A friend posts a photo with that line painted on a cracked wall in neat block letters with the shadows of trees running through the image. I write it on the back of my life vest in neat block letters.
I am going canoeing. My big show is ready and worrying about it won't make it readier. I pack my gear (or rather, I grab my gear that is always packed and ready to go). It begins to drizzle, and I grab my gear faster. I love the rain. If I ever move from here I will probably miss the rain as much as I miss the snowy winters of the place where I grew up.
At the big lake, a woman arrives for her mile swim as I am getting ready. She is happy. Just like me with my canoe, she is happy by swimming in the open water of the big lake. I can tell. We exchange just a sentence or two. She is in the water and on her way.
The drizzle closes down the lake, the distant obstructions of the city disappear just as the even more distant peaks of Mt. Baker and Mt. Rainier do.

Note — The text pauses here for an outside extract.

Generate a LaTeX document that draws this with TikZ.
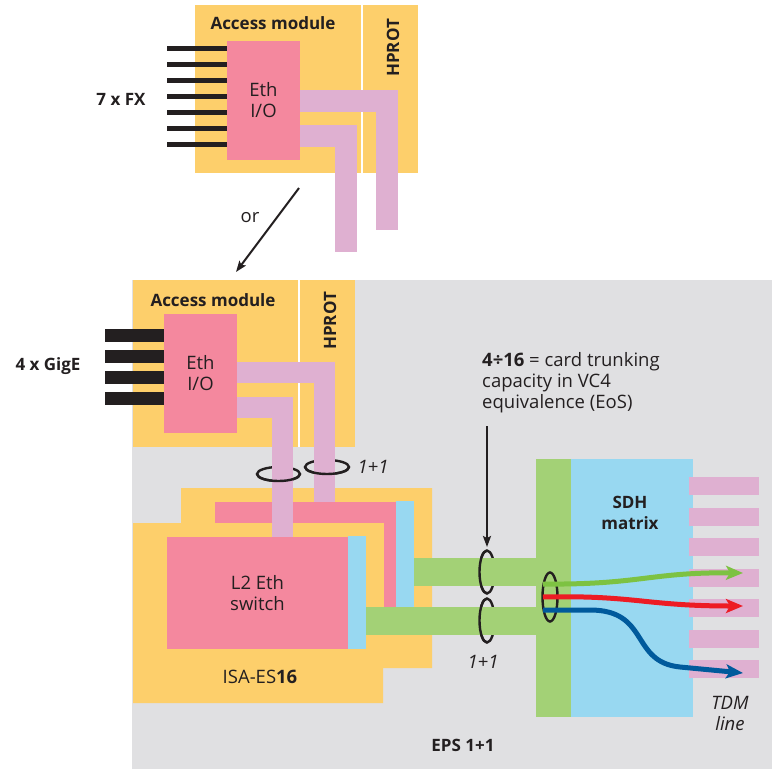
\documentclass[tikz,border=0pt]{standalone}
\usepackage{fontspec}
\setmainfont{Open Sans}
\usepackage{xcolor}
\usetikzlibrary{arrows.meta,positioning}
\definecolor{modyellow}{HTML}{FDCF6B}
\definecolor{ethpink}{HTML}{F4889E}
\definecolor{busmauve}{HTML}{DFB0D1}
\definecolor{sdhblue}{HTML}{98D8F1}
\definecolor{trunkgreen}{HTML}{A3D176}
\definecolor{shelfgray}{HTML}{E0E0E2}
\definecolor{ink}{HTML}{231F20}
\definecolor{flowgreen}{HTML}{7DC242}
\definecolor{flowred}{HTML}{ED1C24}
\definecolor{flowblue}{HTML}{005A9C}

\begin{document}
\begin{tikzpicture}[x=1pt,y=-1pt,
  every node/.style={font=\fontsize{18.5}{21}\selectfont,text=ink,inner sep=0pt},
  iobox/.style={fill=ethpink,align=center},
  bus/.style={draw=busmauve,line width=#1},
  fxline/.style={draw=ink,line width=5pt},
  gigeline/.style={draw=ink,line width=13pt},
  trunkbar/.style={draw=trunkgreen,line width=28pt},
  ring/.style={draw=ink,line width=2.4pt},
  flow/.style={line width=5pt,-{Stealth[length=17pt,width=14pt,inset=4pt]}},
  pointer/.style={draw=ink,line width=2pt,-{Stealth[length=11pt,width=8pt,inset=2pt]}},
  divider/.style={draw=white,line width=1.5pt},
  hd/.style={font=\fontsize{17}{21}\selectfont\bfseries},
  note/.style={font=\fontsize{18.5}{21}\selectfont\itshape}
]
\useasboundingbox (0,0) rectangle (772,769);
\fill[shelfgray] (132,280) rectangle (772,769);

% upper access module (7 x FX)
\node[fill=modyellow,minimum width=223pt,minimum height=168pt] (acctop) at (306.5,89) {};
\draw[divider] (362,5) -- (362,173);
\node[hd] (acctoplbl) at (273,23) {Access module};
\node[hd,rotate=90] (hprottop) at (393,48) {HPROT};
\node[iobox,minimum width=73pt,minimum height=119pt] (ethtop) at (263.5,100.5) {Eth\\I/O};
\foreach \y in {48,64,...,144}
  \draw[fxline] (167,\y) -- (ethtop.west |- 0,\y);
\draw[bus=22pt] (ethtop.east |- 0,101) -| (386.5,230);
\draw[bus=22pt] (ethtop.east |- 0,136) -| (345.5,252);
\node[hd] (fx) at (121,99) {7 x FX};

% or
\node (orlbl) at (250,218) {or};
\coordinate (ortail) at (299,188);
\coordinate (orhead) at (236,272);
\draw[pointer] (ortail) -- (orhead);

% lower access module (4 x GigE)
\node[fill=modyellow,minimum width=222pt,minimum height=167pt] (accbot) at (244,363.5) {};
\draw[divider] (299,280) -- (299,447);
\node[hd] (accbotlbl) at (213,300) {Access module};
\node[hd,rotate=90] (hprotbot) at (330,321) {HPROT};
\node[iobox,minimum width=73pt,minimum height=119pt] (ethbot) at (200.5,373.5) {Eth\\I/O};
\foreach \y in {335.5,356.5,377,398}
  \draw[gigeline] (105,\y) -- (ethbot.west |- 0,\y);
\node[hd] (gige) at (48,366) {4 x GigE};

% ISA-ES16 card
\fill[modyellow] (181,488) -- (432,488) -- (432,668) -- (383,668) -- (383,703)
  -- (133,703) -- (133,523) -- (181,523) -- cycle;
\fill[ethpink] (215,502) rectangle (396,523);
\fill[ethpink] (384,502) rectangle (396,607);
\node[fill=sdhblue,minimum width=18pt,minimum height=106pt] (backport) at (405,554) {};

% 1+1 on the access side
\draw[ring] (278.5,474) ellipse [x radius=21.5pt,y radius=7pt];
\draw[ring] (327,467) ellipse [x radius=22pt,y radius=7pt];
\draw[bus=21pt] (ethbot.east |- 0,372.5) -| (324,502);
\draw[bus=21pt] (ethbot.east |- 0,407.5) -| (282.5,537);
\draw[ring] (257,474) arc[start angle=180,end angle=360,x radius=21.5pt,y radius=7pt];
\draw[ring] (305,467) arc[start angle=180,end angle=360,x radius=22pt,y radius=7pt];
\node[note] (pairtop) at (373,467) {1+1};

\node[iobox,minimum width=181pt,minimum height=112pt] (l2sw) at (257.5,593) {L2 Eth\\switch};
\node[fill=sdhblue,minimum width=18pt,minimum height=113pt] (frontport) at (357,592.5) {};
\node (isa) at (260,677) {ISA-ES\textbf{16}};

% SDH side
\node[fill=trunkgreen,minimum width=35pt,minimum height=258pt] (trunk) at (553.5,588) {};
\node[fill=sdhblue,minimum width=122pt,minimum height=258pt] (sdh) at (632,588) {};
\node[hd,align=center] (sdhlbl) at (630,513) {SDH\\matrix};
\foreach \i/\y in {1/486,2/517,3/547,4/578,5/608,6/639,7/669}
  \node[fill=busmauve,minimum width=70pt,minimum height=18pt] (tdm\i) at (724,\y) {};

\draw[ring] (487,572) ellipse [x radius=7.5pt,y radius=21.5pt];
\draw[ring] (487,620.5) ellipse [x radius=7.5pt,y radius=22pt];
\draw[trunkbar] (backport.east |- 0,572) -- (trunk.west |- 0,572);
\draw[trunkbar] (frontport.east |- 0,621) -- (trunk.west |- 0,621);
\draw[ring] (487,550.5) arc[start angle=90,end angle=270,x radius=7.5pt,y radius=21.5pt];
\draw[ring] (487,598.5) arc[start angle=90,end angle=270,x radius=7.5pt,y radius=22pt];
\node[note] (pairbot) at (483,662) {1+1};

\draw[ring] (550,597) ellipse [x radius=7.5pt,y radius=24.5pt];
\coordinate (eps) at (543,597);
\draw[flow,flowgreen] ([yshift=13pt]eps) .. controls (640,585) and (650,572) .. ([xshift=19pt,yshift=5pt]tdm4.center);
\draw[flow,flowred] (eps) .. controls (635,595) and (645,606) .. ([xshift=19pt,yshift=2pt]tdm5.center);
\draw[flow,flowblue] ([yshift=-13pt]eps) -- (590,610) .. controls (650,610) and (630,662) .. (680,667) -- ([xshift=19pt,yshift=-4pt]tdm7.center);

\node[anchor=west,align=left] (capnote) at (482,383) {\textbf{4÷16} = card trunking\\capacity in VC4\\equivalence (EoS)};
\coordinate (notetail) at (487,426);
\coordinate (ringtop) at (487,547);
\draw[pointer] (notetail) -- (ringtop);

\node[note,align=center] (tdmlbl) at (730,713) {TDM\\line};
\node[hd] (eps11) at (463,745) {EPS 1+1};
\end{tikzpicture}
\end{document}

The world softens, it eases up and lets the imagination stretch.
A favorable wind blows me in my desired direction as I put my paddle down across the gunwales and write in my notebook.
The first bird of note is a female common merganser. It is a rare bird to see here at this time of year, although they are plentiful in winter. I suppose there are a few near the mouth of the Cedar River at the south end of the big lake. Rivers suit there carnivore tastes much better during summer.
At Potlatch Point an eagle with something in its talons flies by. It is on a beeline for the south nest. I am on a beeline for the NE lagoon. As I near, I find one of the north nest eagles at the lunch counter. It gets up when I am still some distance, but it is clearly the huge female.
While circling the bay, I find an immature bald eagle in a birch on Birch Island. A lot of Canada geese are right below it. The geese do this fairly often and it always looks odd to me. But, it is a foolish eagle that will mess with a full-grown goose as a goose is capable of breaking an eagle's wing...a fatal injury.
I run once through the east marsh and south lagoon. I leave the water at the west end of the ancient portage. On the way home, I run into the man with the crutch and the little lap dog, right at the steepest cobblestone section of the portage, where I have always found them. It has been some time since I've seen them. I stop and we talk for a minute or two.